C'est vrai. Poulin est un antidote à notre époque. Son allergie à la célébrité, son écriture discrète et ses personnages aux destins fugitifs sont un cache-sexe pour un monde qui n'en finit plus d'écarter les cuisses.

Et c'est exactement ce qui empêchera la vaste majorité des adolescents d'apprécier son travail. Avant de passer à cet "autre chose", il faut au moins en avoir envie.

PLUS VRAI QUE VRAI – Moi aussi, je suis un incompris, bon. Surtout quand je varlope Marc Simoneau.

"Vous l'avez échappée, celle-là", m'écrit un lecteur qui, parmi plusieurs autres, me reproche mon ton, mon agressivité, ma méchanceté, mon manque de savoir-vivre. Eh ben non. Je ne l'ai pas échappée. Si je déconnais? Bien sûr. Je ne pense pas que Simoneau soit vraiment un barbare. Seulement un clown qui s'ignore. Un effarant tapon.

Mais comme Régis Labeaume, qu'il défend sur toutes les tribunes, Simoneau "parle vrai". Et vous aimez vraiment beaucoup trop cette pseudo-vérité du discours pour faire la différence entre authenticité et vulgarité.

"Pour une fois qu'on a un maire qui dit les vraies affaires…" me tance un autre lecteur qui me reproche d'avoir condamné le discours manichéen de Labeaume aux militaires de Valcartier.

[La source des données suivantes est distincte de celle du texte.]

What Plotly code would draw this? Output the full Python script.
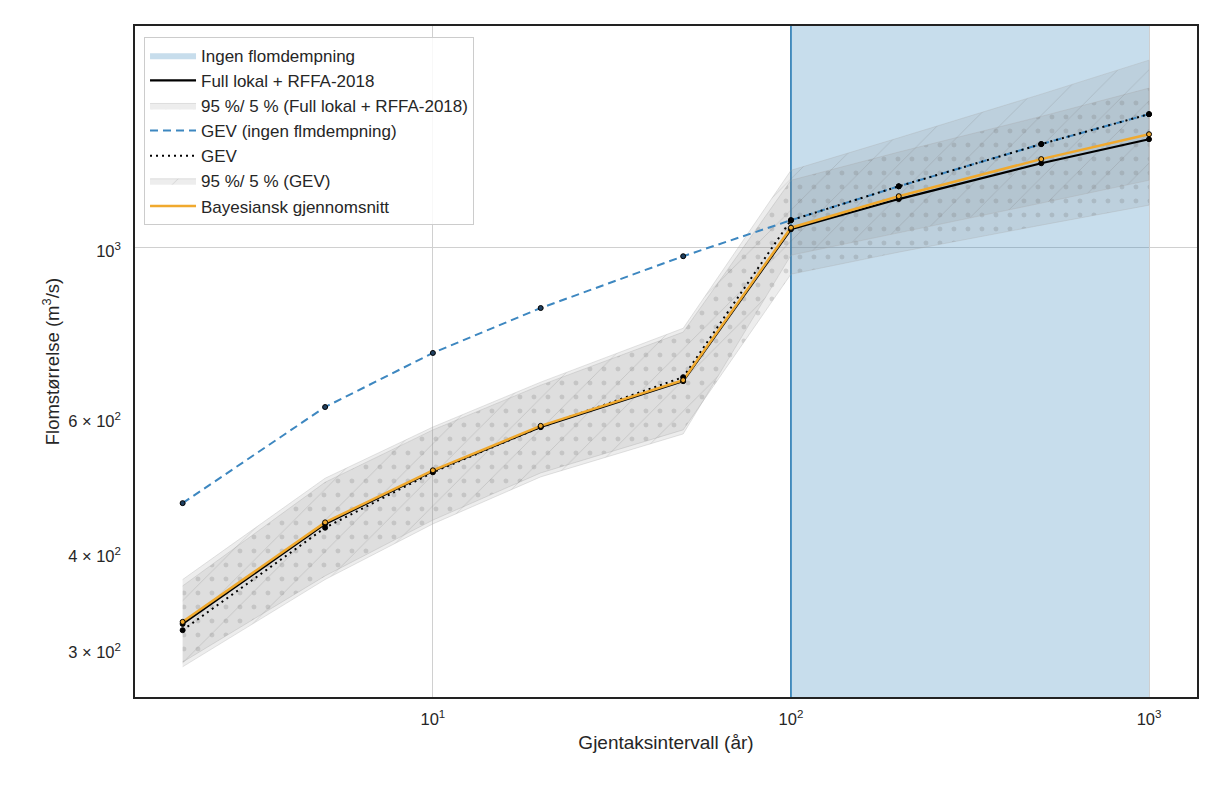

Je soupçonne que pour plusieurs, "parler vrai" se résume à répéter ce que vous pensez déjà, ou ce que vous souhaitez qu'on vous dise, vous, la majorité silencieuse. C'est pour cela que vous écoutez Bouchard vous reconduire dans vos petits préjugés en si grand nombre tous les matins.

Si ça vous chante, c'est cool. Lâchez-vous lousse.

Reste que plus ça va, et plus je trouve la majorité silencieuse assourdissante.